>> begin Data excerpt

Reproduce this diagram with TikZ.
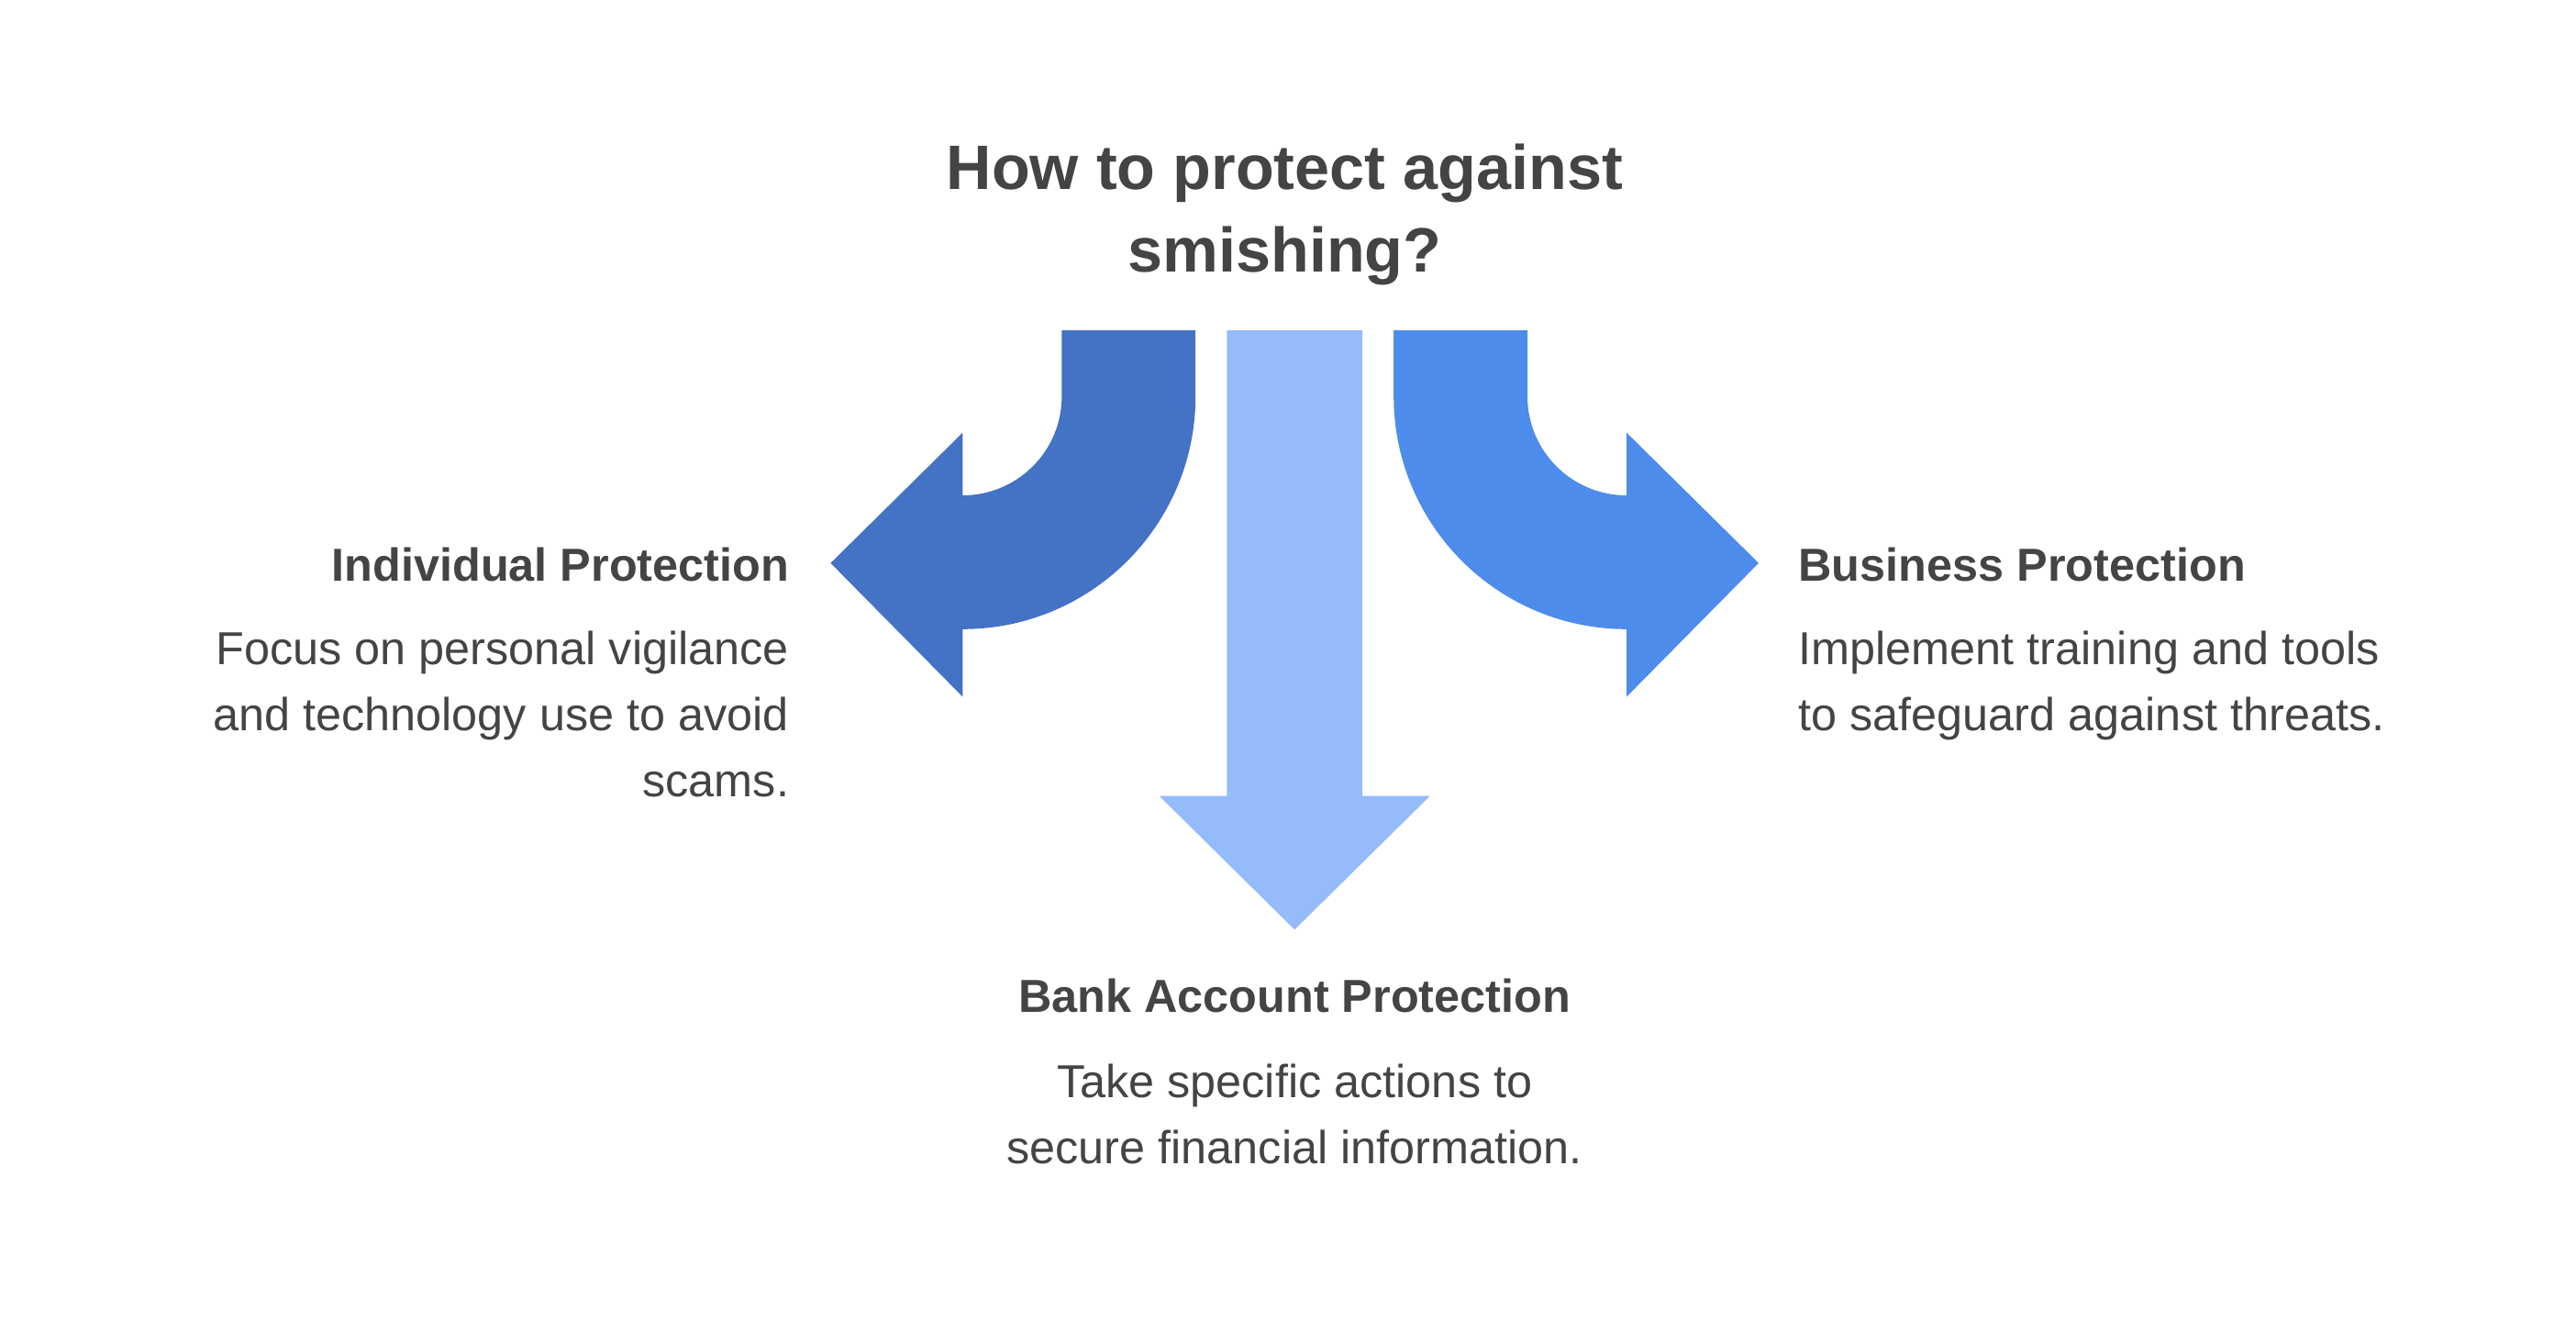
\documentclass[tikz,border=0pt]{standalone}
\usepackage{fontspec}
\setmainfont{Liberation Sans}
\begin{document}
\begin{tikzpicture}[x=1pt,y=-1pt,
  txt/.style={text=tcol,inner sep=0pt,font=\fontsize{28}{40}\selectfont},
  head/.style={text=tcol,inner sep=0pt,font=\fontsize{28}{34}\selectfont\bfseries}]
\definecolor{tcol}{HTML}{444444}
\definecolor{colL}{HTML}{4472C4}
\definecolor{colR}{HTML}{4E8CEB}
\definecolor{colM}{HTML}{95BBFB}
\useasboundingbox (0,0) rectangle (1560,800);
\fill[colL] (643,200) -- (724,200) -- (724,240) arc[start angle=0,end angle=90,radius=141] -- (583,422) -- (503,341) -- (583,262) -- (583,300) arc[start angle=90,end angle=0,radius=60] -- cycle;
\fill[colR] (925,200) -- (844,200) -- (844,240) arc[start angle=180,end angle=90,radius=141] -- (985,422) -- (1065,341) -- (985,262) -- (985,300) arc[start angle=90,end angle=180,radius=60] -- cycle;
\fill[colM] (743,200) -- (825,200) -- (825,482) -- (866,482) -- (784,563) -- (702,482) -- (743,482) -- cycle;
\node[text=tcol,inner sep=0pt,align=center,font=\fontsize{38}{50}\selectfont\bfseries] (t) at (778,130) {How to protect against\\smishing?};
\node[head,anchor=east] (h1) at (478,342) {Individual Protection};
\node[txt,anchor=north east,align=right] (b1) at (478,382) {Focus on personal vigilance\\and technology use to avoid\\scams.};
\node[head,anchor=west] (h2) at (1089,342) {Business Protection};
\node[txt,anchor=north west,align=left] (b2) at (1089,382) {Implement training and tools\\to safeguard against threats.};
\node[head] (h3) at (784,603) {Bank Account Protection};
\node[txt,anchor=north,align=center] (b3) at (784,644) {Take specific actions to\\secure financial information.};
\end{tikzpicture}
\end{document}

>> end Data excerpt

### Required work
Repeat the data in full and exactly. Omit pictures.

### Worked answer
Reproduce this diagram with TikZ.
\documentclass[tikz,border=0pt]{standalone}
\usepackage{fontspec}
\setmainfont{Liberation Sans}
\begin{document}
\begin{tikzpicture}[x=1pt,y=-1pt,
  txt/.style={text=tcol,inner sep=0pt,font=\fontsize{28}{40}\selectfont},
  head/.style={text=tcol,inner sep=0pt,font=\fontsize{28}{34}\selectfont\bfseries}]
\definecolor{tcol}{HTML}{444444}
\definecolor{colL}{HTML}{4472C4}
\definecolor{colR}{HTML}{4E8CEB}
\definecolor{colM}{HTML}{95BBFB}
\useasboundingbox (0,0) rectangle (1560,800);
\fill[colL] (643,200) -- (724,200) -- (724,240) arc[start angle=0,end angle=90,radius=141] -- (583,422) -- (503,341) -- (583,262) -- (583,300) arc[start angle=90,end angle=0,radius=60] -- cycle;
\fill[colR] (925,200) -- (844,200) -- (844,240) arc[start angle=180,end angle=90,radius=141] -- (985,422) -- (1065,341) -- (985,262) -- (985,300) arc[start angle=90,end angle=180,radius=60] -- cycle;
\fill[colM] (743,200) -- (825,200) -- (825,482) -- (866,482) -- (784,563) -- (702,482) -- (743,482) -- cycle;
\node[text=tcol,inner sep=0pt,align=center,font=\fontsize{38}{50}\selectfont\bfseries] (t) at (778,130) {How to protect against\\smishing?};
\node[head,anchor=east] (h1) at (478,342) {Individual Protection};
\node[txt,anchor=north east,align=right] (b1) at (478,382) {Focus on personal vigilance\\and technology use to avoid\\scams.};
\node[head,anchor=west] (h2) at (1089,342) {Business Protection};
\node[txt,anchor=north west,align=left] (b2) at (1089,382) {Implement training and tools\\to safeguard against threats.};
\node[head] (h3) at (784,603) {Bank Account Protection};
\node[txt,anchor=north,align=center] (b3) at (784,644) {Take specific actions to\\secure financial information.};
\end{tikzpicture}
\end{document}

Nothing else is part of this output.